Stating that institutions belonged to the public, CJP Isa observed that “defaming” them was not equivalent to serving the country. “There can be faults in institutions. I cannot bear someone else’s burden,” he added.

The chief justice then said that if a wrong decision had been made, then “criticism” should be done. He further said that the judiciary was “trying to do good deeds”, highlighting that the apex court was also following the Practice and Procedures Act.

Justice Isa noted that the one to wield a gun was the weakest as “he has nothing to say”, adding that the second-most weakest person was one who hurled abuses. “A person who would have [valid] arguments would silence even us judges,” he said.

The top judge emphasised that he had taken oath of his role “not for himself but for the institution”.

Recalling the allegations of a former Rawalpindi commissioner against him and the chief election commissioner, the CJP said the “entire media reported it”.

“Tell me how did I had rigging conducted [in the elections]? Even if I wanted to, how would it happen?” Justice Isa asked, asserting: “I have taken oath not for myself but for the institution.”

“No one speaks in this manner in a respectable society, which is why the law of contempt of court is not used there,” he stated. “What is the need to shout and put on a show? Do constructive criticism. Are you serving the institution by screaming and shouting?” he said.

CJP Isa went on to assert: “I will never defend those who extended martial law. If I have done something wrong, other judges cannot be punished for it.

“There should be a limit to criticism,” the chief justice observed.

The top judge then noted that after Vawda, Kamal also made statements, mentioning former prime minister Zulfikar Ali Bhutto.

“If we are in the wrong, then tell us,” he said, recalling that the Supreme Court had “acknowledged its mistake” in the case of Bhutto’s hanging.

“Do not attack at every matter; you are destroying the institution,” Justice Isa stated.

“There is only one job; to defame the institutions. You worked hard by making a speech but no one takes the written route for betterment,” he remarked.

“If you have to make speeches then do so in the Parliament. Why in the press club?” the chief justice wondered, noting that both Vawda and Kamal were members of the Parliament. He highlighted that even in the Parliament, a judge’s conduct could not be discussed.

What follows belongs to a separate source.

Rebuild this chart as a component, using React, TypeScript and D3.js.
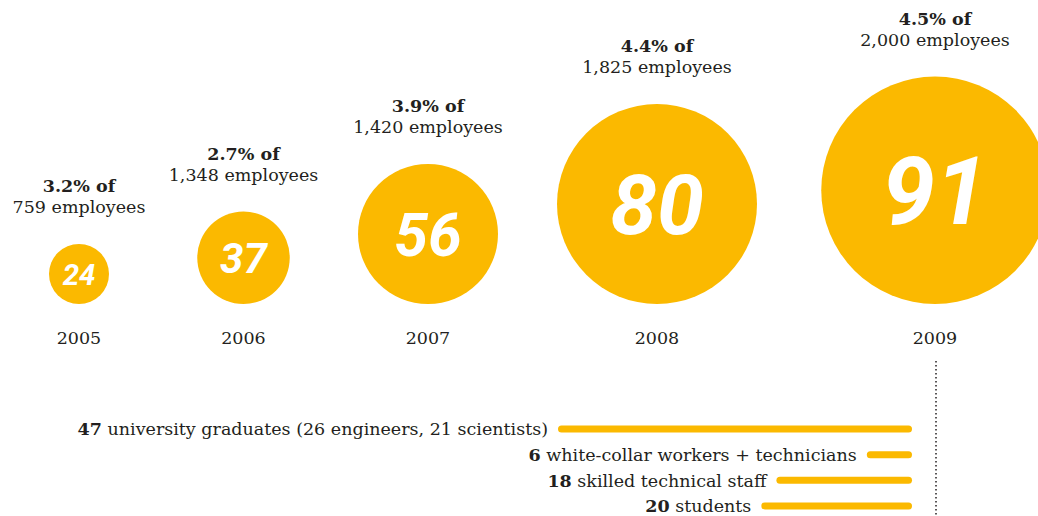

Wondering if any journalist had questioned the said lawmakers about holding press conferences, CJP Isa said, “They only want a captive audience.”

“We know that our [Rule of Law] index number is 137 or so,” he noted.

At this point, Justice Isa asked who would be the prosecutor if proceedings of contempt of court were held, at which the AAG replied that the attorney general of Pakistan would be the prosecutor.

The top judge then asked AAG Rehman, “Now, it is upon your shoulders. Should a show-cause notice be issued or only a notice?”

“Every citizen of the country is part of the judiciary. […] Mistakes were made [but] we have to accept them and move ahead,” he remarked.

The chief justice then issued notices to Vawda and Kamal, seeking clarification of their statements within two weeks. CJP Isa said, “Let’s summon both [so] they can criticise us in front of us.”

While dictating the day’s short order, he observed that in retrospect, the two lawmakers had committed contempt of court.

The apex court also sought the video recordings and transcripts of both politicians’ press conferences from the Pakistan Electronic Media Regulatory Authority (Pemra). Subsequently, the hearing was adjourned till June 5.